The ability to weave pop culture into conservative Christian faith is not only attractive for new members, who don't have to give up "fun" when they join, but Sandler also points out that it tends to reinforce their most regressive tendencies. At the Mars Hill church community (read an excerpt at Salon), members may have a hip priest who quotes rappers and preaches to a background of rock music, but women are relegated to the roles of mobile womb and housewife only. The communities are fiercely anti-intellectual, and their "pop culture" is restricted to Christian facsimiles as soon as a religious version can be crafted.

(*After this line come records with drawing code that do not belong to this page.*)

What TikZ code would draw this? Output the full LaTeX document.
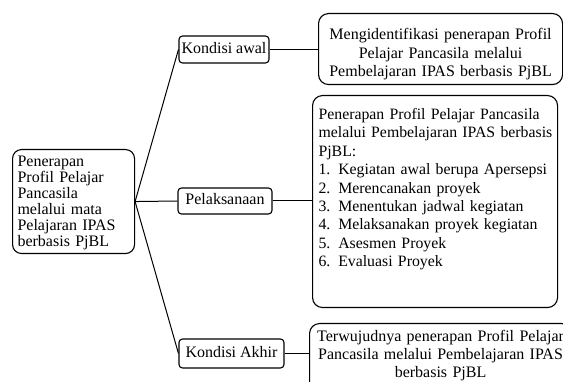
\documentclass[tikz,border=0pt]{standalone}
\usepackage{fontspec}
\setmainfont{Liberation Serif}
\begin{document}
\begin{tikzpicture}[x=1pt,y=-1pt,
  every node/.style={font=\fontsize{16}{18}\selectfont},
  bigbox/.style={draw, line width=1.1pt, rounded corners=10pt, anchor=north west, inner xsep=0pt, inner ysep=0pt},
  smallbox/.style={draw, line width=1.1pt, rounded corners=3.5pt, inner sep=0pt, text height=11pt, text depth=3pt},
  conn/.style={line width=1pt}]
\useasboundingbox (0,0) rectangle (563,382);
\clip (0,0) rectangle (563,382);
% main box
\node[bigbox, rounded corners=9pt, text width=112pt, align=left, text height=17pt, text depth=87pt, inner xsep=5pt,
      font=\fontsize{16}{16}\selectfont] (main) at (12,149)
  {Penerapan\\Profil Pelajar\\Pancasila\\melalui mata\\Pelajaran IPAS\\berbasis PjBL};
% middle boxes
\node[smallbox, minimum width=90pt, minimum height=27pt] (kawal) at (224,49.5) {Kondisi awal};
\node[smallbox, minimum width=94pt, minimum height=26pt] (pel) at (225,201) {Pelaksanaan};
\node[smallbox, minimum width=105pt, minimum height=29pt] (kakhir) at (231.5,353.5) {Kondisi Akhir};
% right boxes
\node[bigbox, text width=244pt, align=center, text height=26pt, text depth=45pt,
      font=\fontsize{16}{18.5}\selectfont] (b1) at (318,13)
  {Mengidentifikasi penerapan Profil\\Pelajar Pancasila melalui\\Pembelajaran IPAS berbasis PjBL};
\node[bigbox, text width=245pt, align=left, text height=24pt, text depth=188pt, inner xsep=0pt,
      font=\fontsize{15.8}{18.4}\selectfont] (b2) at (312,95)
  {\hspace*{6pt}\parbox[t]{239pt}{\raggedright\hyphenpenalty=10000 Penerapan Profil Pelajar Pancasila\\melalui Pembelajaran IPAS berbasis\\PjBL:\\1. Kegiatan awal berupa Apersepsi\\2. Merencanakan proyek\\3. Menentukan jadwal kegiatan\\4. Melaksanakan proyek kegiatan\\5. Asesmen Proyek\\6. Evaluasi Proyek}};
\node[bigbox, text width=262pt, align=center, text height=18pt, text depth=59pt,
      font=\fontsize{16}{18}\selectfont] (b3) at (309,323)
  {Terwujudnya penerapan Profil Pelajar\\Pancasila melalui Pembelajaran IPAS\\berbasis PjBL};
% connectors
\draw[conn] (main.east) -- (kawal.west);
\draw[conn] (main.east) -- (pel.west);
\draw[conn] (main.east) -- (kakhir.west);
\draw[conn] (kawal.east) -- (kawal.east -| b1.west);
\draw[conn] (pel.east) -- (pel.east -| b2.west);
\draw[conn] (kakhir.east) -- (kakhir.east -| b3.west);
\end{tikzpicture}
\end{document}
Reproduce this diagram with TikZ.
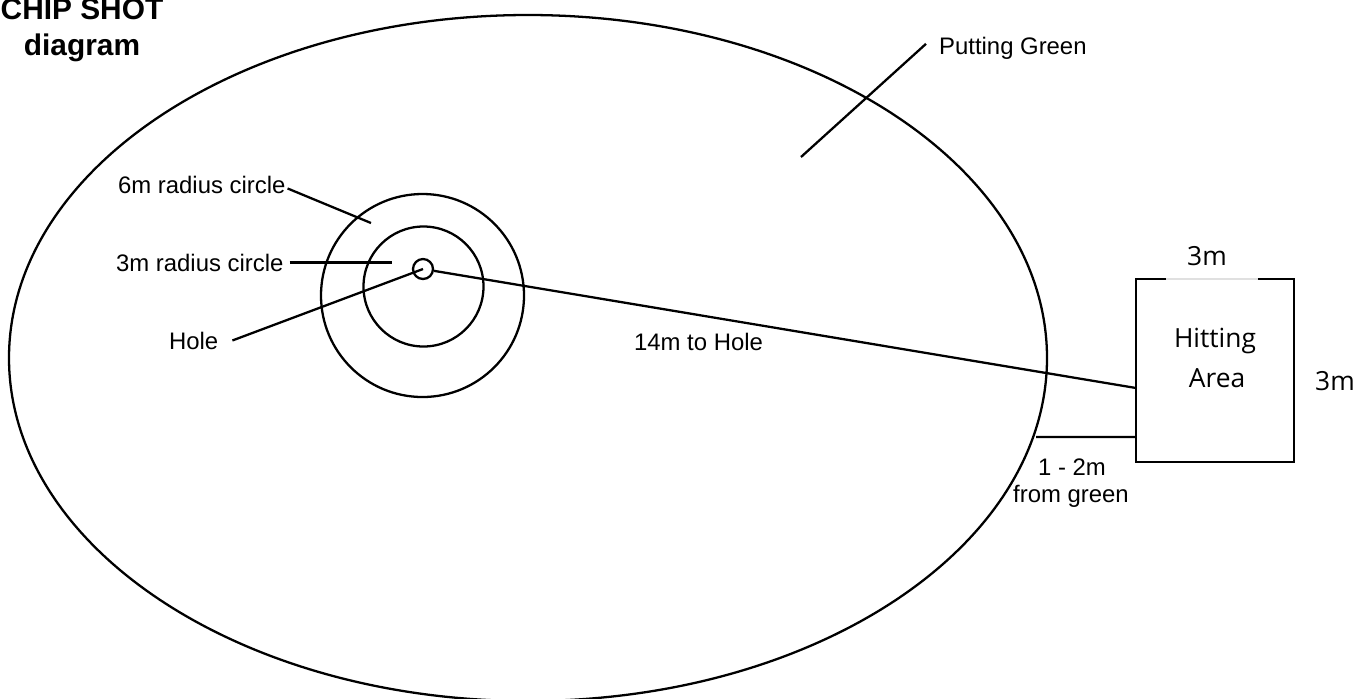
\documentclass[tikz,border=0pt]{standalone}
\usepackage{fontspec}
\setmainfont{Liberation Sans}
\newfontfamily\areafont{Open Sans}
\usepackage{tikz}
\usetikzlibrary{calc}

\begin{document}
\begin{tikzpicture}[x=0.02cm, y=-0.02cm, line width=1.3pt,
  lbl/.style={inner sep=0pt, font=\fontsize{13.6}{16}\selectfont},
  arealbl/.style={inner sep=0pt, anchor=base, font=\areafont\fontsize{15}{18}\selectfont}]
\useasboundingbox (0,0) rectangle (1358,698);
% green and target circles
\draw (528,358) ellipse [x radius=519, y radius=343];
\draw (422.5,295.5) circle [radius=101.5];
\draw (423.5,286.5) circle [radius=60];
\node[circle, draw, inner sep=0pt, minimum size=0.4cm] (hole) at (423,269) {};
% title
\node[inner sep=0pt, anchor=south, align=center, font=\bfseries\fontsize{17}{20.4}\selectfont] (title) at (82,63) {CHIP SHOT\\diagram};
% labels
\node[lbl, anchor=base west] (pg) at (938,54) {Putting Green};
\node[lbl, anchor=base west] (r6) at (117,193) {6m radius circle};
\node[lbl, anchor=base west] (r3) at (115,271) {3m radius circle};
\node[lbl, anchor=base west] (hl) at (168,349) {Hole};
\node[lbl, anchor=base west] (dist) at (633,350) {14m to Hole};
\node[lbl, anchor=base] (gap1) at (1072,475) {1 - 2m};
\node[lbl, anchor=base] (gap2) at (1071,502) {from green};
\coordinate (pgend) at (801,157);
\coordinate (r6end) at (371,223);
\coordinate (r3end) at (392,264);
\coordinate (gedge) at (1036,437);
\draw ([shift={(-0.24cm,0.08cm)}]pg.west) -- (pgend);
\draw ([shift={(0.02cm,-0.08cm)}]r6.east) -- (r6end);
\draw ([xshift=0.1cm]r3.east) -- (r3.east -| r3end);
\draw ([xshift=0.26cm]hl.east) -- (hole.center);
% hitting area
\node[inner sep=0pt, outer sep=0pt, minimum width=3.16cm, minimum height=3.66cm] (hit) at (1215,370.5) {};
\draw[black!12] ([xshift=0.6cm]hit.north west) -- ([xshift=-0.72cm]hit.north east);
\draw ([xshift=0.6cm]hit.north west) -- (hit.north west) -- (hit.south west) -- (hit.south east) -- (hit.north east) -- ([xshift=-0.72cm]hit.north east);
\node[arealbl] (hitting) at (1215,347) {Hitting};
\node[arealbl] (area) at (1217,387) {Area};
\node[arealbl] (wtop) at (1207,265) {3m};
\node[arealbl] (wside) at (1335,390) {3m};
\draw (hole) -- ([yshift=-0.35cm]hit.west);
\draw (gedge) -- ([yshift=-1.33cm]hit.west);
\end{tikzpicture}
\end{document}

Although it's been mentioned before, especially when that excerpt was published, it deserves to be noted again: these movements are not only a draw because they offer security in a changing world, but also because for the young men that invariably drive and lead them, they are not actually giving up very much for the Lord. Sandler's profiles are of Christians who can find Jesus and keep their music, their tattoos, and their skateboards. Women who join the movements, however, either because they're in a relationship with a convert or through evangelism, give up much more. They lose their freedom, their independence, and (to some extent) their futures. Female graduates of Patrick Henry College work for four years building contacts and learning deep political savvy, only to reject those abilities completely once they get their degree. Despite the surface appearance of modernity, the youth Christian culture is one that's deeply regressive, and blatantly aimed at preserving the power of white males.

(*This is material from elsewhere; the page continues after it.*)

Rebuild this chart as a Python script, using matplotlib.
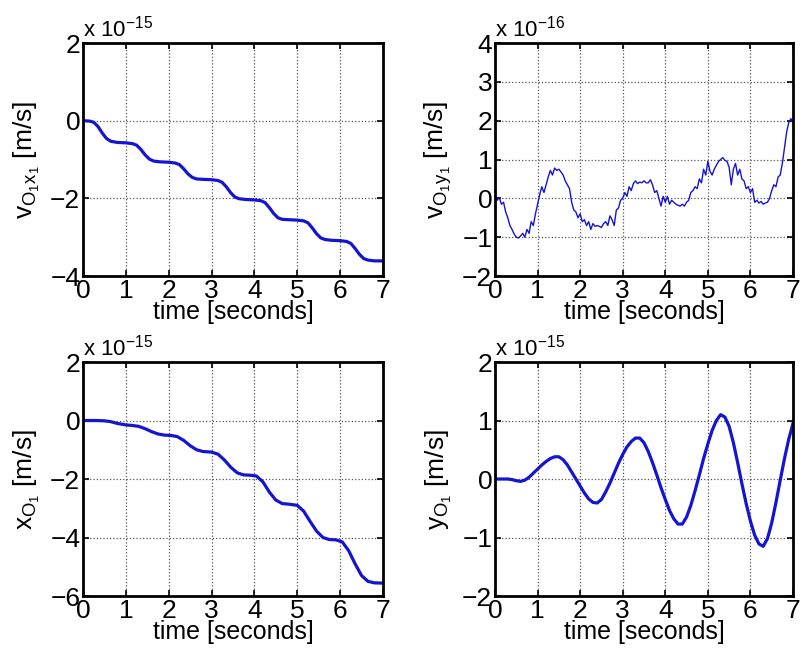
import numpy as np
import matplotlib
matplotlib.use('Agg')
import matplotlib.pyplot as plt

plt.rcParams['font.family'] = ['Liberation Sans', 'DejaVu Sans']
plt.rcParams['mathtext.fontset'] = 'custom'
plt.rcParams['mathtext.rm'] = 'Liberation Sans'
plt.rcParams['mathtext.it'] = 'Liberation Sans'

# velocidade v_O1x1 (x 1e-15)
t_vx = [0, 0.15, 0.25, 0.35, 0.45, 0.55, 0.65, 0.8, 1.0,
        1.15, 1.25, 1.35, 1.45, 1.55, 1.65, 1.8, 2.0,
        2.15, 2.25, 2.35, 2.45, 2.55, 2.65, 2.8, 3.0,
        3.15, 3.25, 3.35, 3.45, 3.55, 3.65, 3.8, 4.0,
        4.15, 4.25, 4.35, 4.45, 4.55, 4.65, 4.8, 5.0,
        5.15, 5.25, 5.35, 5.45, 5.55, 5.65, 5.8, 6.0,
        6.15, 6.25, 6.35, 6.45, 6.55, 6.65, 6.8, 7.0]
vx = [0, -0.01, -0.04, -0.15, -0.32, -0.46, -0.53, -0.56, -0.57,
      -0.59, -0.63, -0.74, -0.88, -0.99, -1.04, -1.06, -1.07,
      -1.09, -1.13, -1.24, -1.37, -1.46, -1.5, -1.51, -1.52,
      -1.54, -1.59, -1.71, -1.86, -1.97, -2.01, -2.03, -2.04,
      -2.06, -2.11, -2.24, -2.39, -2.5, -2.54, -2.55, -2.56,
      -2.58, -2.63, -2.76, -2.91, -3.02, -3.06, -3.08, -3.09,
      -3.11, -3.16, -3.29, -3.44, -3.55, -3.59, -3.61, -3.61]

# velocidade v_O1y1 (x 1e-16), sinal ruidoso
t_vy = [0, 0.05, 0.1, 0.15, 0.2, 0.25, 0.3, 0.35, 0.4, 0.45, 0.5, 0.55, 0.6, 0.65, 0.7,
        0.75, 0.8, 0.85, 0.9, 0.95, 1.0, 1.05, 1.1, 1.15, 1.2, 1.25, 1.3, 1.35, 1.4, 1.45,
        1.5, 1.55, 1.6, 1.65, 1.7, 1.75, 1.8, 1.85, 1.9, 1.95, 2.0, 2.05, 2.1, 2.15, 2.2,
        2.25, 2.3, 2.35, 2.4, 2.45, 2.5, 2.55, 2.6, 2.65, 2.7, 2.75, 2.8, 2.85, 2.9, 2.95,
        3.0, 3.05, 3.1, 3.15, 3.2, 3.25, 3.3, 3.35, 3.4, 3.45, 3.5, 3.55, 3.6, 3.65, 3.7,
        3.75, 3.8, 3.85, 3.9, 3.95, 4.0, 4.05, 4.1, 4.15, 4.2, 4.25, 4.3, 4.35, 4.4, 4.45,
        4.5, 4.55, 4.6, 4.65, 4.7, 4.75, 4.8, 4.85, 4.9, 4.95, 5.0, 5.05, 5.1, 5.15, 5.2,
        5.25, 5.3, 5.35, 5.4, 5.45, 5.5, 5.55, 5.6, 5.65, 5.7, 5.75, 5.8, 5.85, 5.9, 5.95,
        6.0, 6.05, 6.1, 6.15, 6.2, 6.25, 6.3, 6.35, 6.4, 6.45, 6.5, 6.55, 6.6, 6.65, 6.7,
        6.75, 6.8, 6.85, 6.9, 6.95, 7.0]
vy = [0.05, -0.05, 0.02, -0.15, -0.1, -0.35, -0.5, -0.7, -0.8, -0.92, -1.0, -1.02, -0.97,
      -0.9, -1.0, -0.8, -0.9, -0.6, -0.7, -0.4, -0.15, 0.1, 0.3, 0.15, 0.35, 0.55, 0.72,
      0.6, 0.78, 0.72, 0.75, 0.68, 0.6, 0.45, 0.35, 0.25, -0.1, -0.3, -0.35, -0.5, -0.4,
      -0.6, -0.55, -0.7, -0.6, -0.8, -0.65, -0.72, -0.7, -0.72, -0.75, -0.65, -0.6, -0.7,
      -0.45, -0.55, -0.7, -0.3, -0.25, -0.05, 0.0, 0.15, 0.05, 0.3, 0.2, 0.38, 0.45, 0.38,
      0.42, 0.4, 0.45, 0.4, 0.4, 0.48, 0.35, 0.15, 0.2, 0.0, -0.2, 0.05, -0.1, 0.05, -0.15,
      -0.05, -0.1, -0.15, -0.18, -0.2, -0.15, -0.2, -0.1, -0.05, 0.15, 0.2, 0.3, 0.25, 0.5,
      0.4, 0.75, 0.6, 0.95, 0.7, 0.6, 0.75, 0.85, 0.95, 1.0, 1.05, 0.98, 0.95, 0.8, 0.35,
      0.75, 0.9, 0.6, 0.75, 0.5, 0.45, 0.25, 0.3, 0.15, 0.25, -0.1, -0.05, -0.12, -0.08,
      -0.15, -0.12, -0.1, 0.0, 0.2, 0.35, 0.3, 0.55, 0.6, 0.9, 1.3, 1.7, 1.95, 2.05, 2.0]

# posicao x_O1 (x 1e-15)
t_x = [0, 0.3, 0.5, 0.65, 0.8, 1.0, 1.15, 1.3, 1.45, 1.6, 1.75, 1.9, 2.05, 2.2, 2.35,
       2.5, 2.65, 2.8, 3.0, 3.15, 3.3, 3.45, 3.6, 3.75, 3.9, 4.05, 4.2, 4.35, 4.5, 4.65,
       4.8, 5.0, 5.15, 5.3, 5.45, 5.6, 5.75, 5.9, 6.05, 6.2, 6.35, 6.5, 6.65, 6.8, 7.0]
x_o = [0, 0, -0.01, -0.04, -0.1, -0.15, -0.17, -0.2, -0.28, -0.38, -0.46, -0.5, -0.51,
       -0.55, -0.68, -0.86, -1.0, -1.06, -1.08, -1.15, -1.35, -1.6, -1.79, -1.86, -1.87,
       -1.9, -2.1, -2.45, -2.72, -2.84, -2.86, -2.9, -3.1, -3.45, -3.78, -4.0, -4.07,
       -4.08, -4.15, -4.45, -4.9, -5.3, -5.5, -5.55, -5.56]

# posicao y_O1 (x 1e-15)
t_y = [0, 0.1, 0.2, 0.3, 0.4, 0.5, 0.6, 0.7, 0.8, 0.9, 1.0, 1.1, 1.2, 1.3, 1.4, 1.5,
       1.6, 1.7, 1.8, 1.9, 2.0, 2.1, 2.2, 2.3, 2.4, 2.5, 2.6, 2.7, 2.8, 2.9, 3.0, 3.1,
       3.2, 3.3, 3.4, 3.5, 3.6, 3.7, 3.8, 3.9, 4.0, 4.1, 4.2, 4.3, 4.4, 4.5, 4.6, 4.7,
       4.8, 4.9, 5.0, 5.1, 5.2, 5.3, 5.4, 5.5, 5.6, 5.7, 5.8, 5.9, 6.0, 6.1, 6.2, 6.3,
       6.4, 6.5, 6.6, 6.7, 6.8, 6.9, 7.0]
y_o = [0, 0, 0, 0, -0.01, -0.03, -0.04, -0.02, 0.03, 0.1, 0.17, 0.24, 0.3, 0.35, 0.38,
       0.38, 0.33, 0.24, 0.12, 0.0, -0.12, -0.24, -0.34, -0.4, -0.41, -0.35, -0.22,
       -0.07, 0.1, 0.27, 0.42, 0.55, 0.64, 0.7, 0.7, 0.62, 0.47, 0.28, 0.07, -0.15,
       -0.35, -0.54, -0.68, -0.77, -0.77, -0.65, -0.45, -0.2, 0.07, 0.35, 0.6, 0.83, 1.0,
       1.1, 1.06, 0.9, 0.62, 0.28, -0.08, -0.42, -0.72, -0.96, -1.11, -1.15, -1.02,
       -0.75, -0.4, -0.02, 0.35, 0.68, 0.95]

azul = '#1414d2'

paineis = [
    (t_vx, vx, (-4, 2), [-4, -2, 0, 2], '-15', r'$\mathregular{v_{O_1x_1}}$ [m/s]', 2.3),
    (t_vy, vy, (-2, 4), [-2, -1, 0, 1, 2, 3, 4], '-16', r'$\mathregular{v_{O_1y_1}}$ [m/s]', 1.0),
    (t_x, x_o, (-6, 2), [-6, -4, -2, 0, 2], '-15', r'$\mathregular{x_{O_1}}$ [m/s]', 2.3),
    (t_y, y_o, (-2, 2), [-2, -1, 0, 1, 2], '-15', r'$\mathregular{y_{O_1}}$ [m/s]', 2.3),
]

posicoes = [
    [0.1036, 0.5843, 0.3745, 0.3509],
    [0.618, 0.5843, 0.372, 0.3509],
    [0.1036, 0.1024, 0.3745, 0.3524],
    [0.618, 0.1024, 0.372, 0.3524],
]

fig = plt.figure(figsize=(8.01, 6.64), dpi=100)

for (t, v, ylim, yt, expo, ylab, lw), pos in zip(paineis, posicoes):
    ax = fig.add_axes(pos)
    ax.plot(t, v, color=azul, linewidth=lw, solid_joinstyle='round')
    ax.set_xlim(0, 7)
    ax.set_ylim(*ylim)
    ax.set_xticks(range(8))
    ax.set_yticks(yt)
    ax.grid(True, linestyle=':', color='#555555', linewidth=0.9)
    ax.tick_params(direction='in', labelsize=19, top=True, right=True,
                   length=4, width=1.2, pad=2)
    for s in ax.spines.values():
        s.set_linewidth(2)
    ax.set_xlabel('time [seconds]', fontsize=18, labelpad=-2)
    ax.set_ylabel(ylab, fontsize=19, labelpad=6)
    ax.text(0.0, 1.026, r'x 10$^{' + expo + '}$', transform=ax.transAxes,
            fontsize=16, ha='left', va='baseline')

fig.savefig('out.png', dpi=100)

The God Delusion, by Richard Dawkins

After those two books, it's nice to kick back with Dawkins' unrelenting atheism. Anyone who's read his other books, such as The Blind Watchmaker or The Selfish Gene will be unsurprised by the clear prose and sly sense of humor in The God Delusion. In fact, it's a generally unsurprising book, which is not entirely a bad thing.

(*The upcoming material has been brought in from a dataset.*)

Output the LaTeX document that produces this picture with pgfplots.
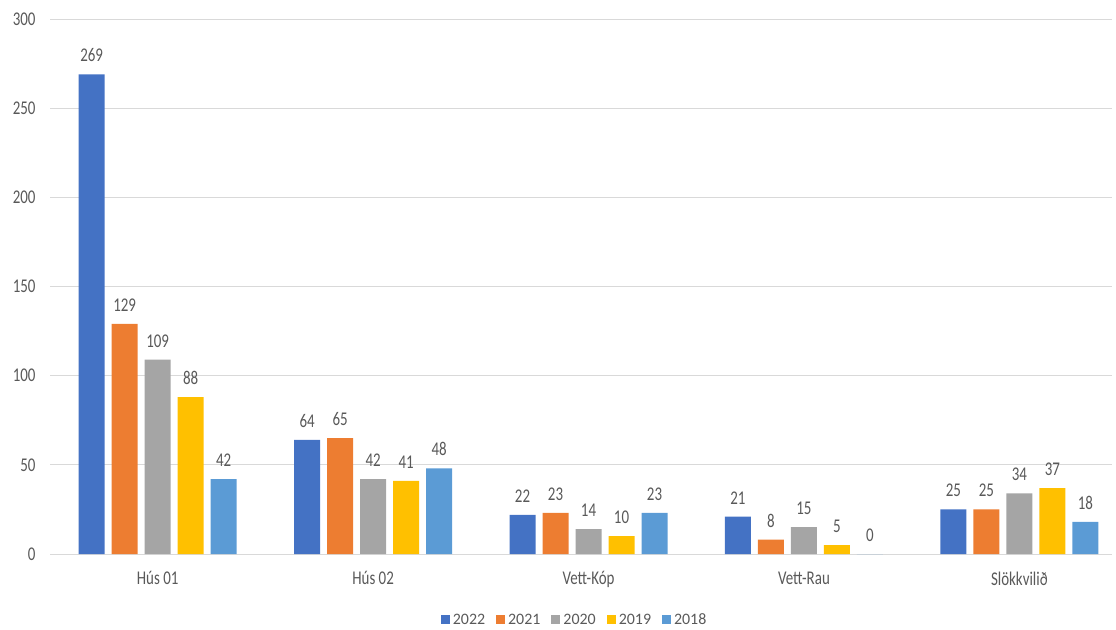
\documentclass[border=0pt]{standalone}
\usepackage{fontspec}
\setmainfont{Carlito}
\usepackage{pgfplots}
\pgfplotsset{compat=1.18}
\definecolor{c22}{HTML}{4472C4}
\definecolor{c21}{HTML}{ED7D31}
\definecolor{c20}{HTML}{A5A5A5}
\definecolor{c19}{HTML}{FFC000}
\definecolor{c18}{HTML}{5B9BD5}
\definecolor{txt}{HTML}{595959}
\definecolor{grd}{HTML}{D9D9D9}
\begin{document}
\begin{tikzpicture}
\path[use as bounding box] (0,0) rectangle (1116bp,630bp);
\begin{axis}[
  at={(50bp,76bp)}, anchor=south west,
  scale only axis, width=1062bp, height=535bp,
  xmin=-0.5, xmax=4.43,
  ymin=0, ymax=300,
  ytick={0,50,...,300},
  xtick=data,
  xticklabels={Hús 01,Hús 02,Vett-Kóp,Vett-Rau,Slökkvilið},
  ybar=7bp, bar width=26bp,
  axis line style={draw=none},
  extra y ticks={0}, extra y tick style={grid style={draw=grd, line width=1bp}, yticklabels={}},
  ymajorgrids, grid style={draw=grd, line width=0.8bp},
  major tick length=0pt,
  tick style={draw=none},
  /pgf/number format/assume math mode=true,
  ticklabel style={font=\fontsize{15}{18}\selectfont, text=txt, yscale=1.3},
  yticklabel style={xshift=-11bp},
  xticklabel style={yshift=-10bp},
  nodes near coords,
  nodes near coords style={font=\fontsize{15}{18}\selectfont, text=txt, yscale=1.3, yshift=6bp},
  legend style={at={(0.494,-0.123)}, anchor=center, draw=none, fill=none,
    legend columns=5, font=\fontsize{16}{18}\selectfont, text=txt,
    /tikz/every even column/.append style={column sep=9bp},
    /tikz/every odd column/.append style={column sep=1bp}},
  legend image code/.code={\fill[#1] (0bp,-4.5bp) rectangle (9bp,4.5bp);},
  clip=false,
]
\addplot[fill=c22, draw=none] coordinates {(0,269) (1,64) (2,22) (3,21) (4,25)};
\addplot[fill=c21, draw=none] coordinates {(0,129) (1,65) (2,23) (3,8) (4,25)};
\addplot[fill=c20, draw=none] coordinates {(0,109) (1,42) (2,14) (3,15) (4,34)};
\addplot[fill=c19, draw=none] coordinates {(0,88) (1,41) (2,10) (3,5) (4,37)};
\addplot[fill=c18, draw=none] coordinates {(0,42) (1,48) (2,23) (3,0) (4,18)};
\legend{2022,2021,2020,2019,2018}
\end{axis}
\end{tikzpicture}
\end{document}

While Sagan's Demon-Haunted World and other pro-science writing have made a soft case for atheism, Dawkin's book is a lot more assertive. In fact, the closest comparison might be Sam Harris's End of Faith, which was refreshingly blunt but also disturbingly sidetracked into defenses of torture and ravings against the Islamic threat, as well as a bizarre defense of Buddhism and mysticism. Dawkins is more restrained: The God Delusion walks through the myth of a Christian America, disproves the belief of figures like Thomas Jefferson and Albert Einstein, and explains why religious claims shouldn't be protected from scientific criticism.

In the end, it's not really something that you couldn't read on a well-written atheist blog. But maybe I'm just thrilled to have a book explicitly written in support of atheism without resorting to the crazy extremes of The End of Faith. The God Delusion is a solid effort. On the other hand, current atheists might not have problems waiting for the paperback edition.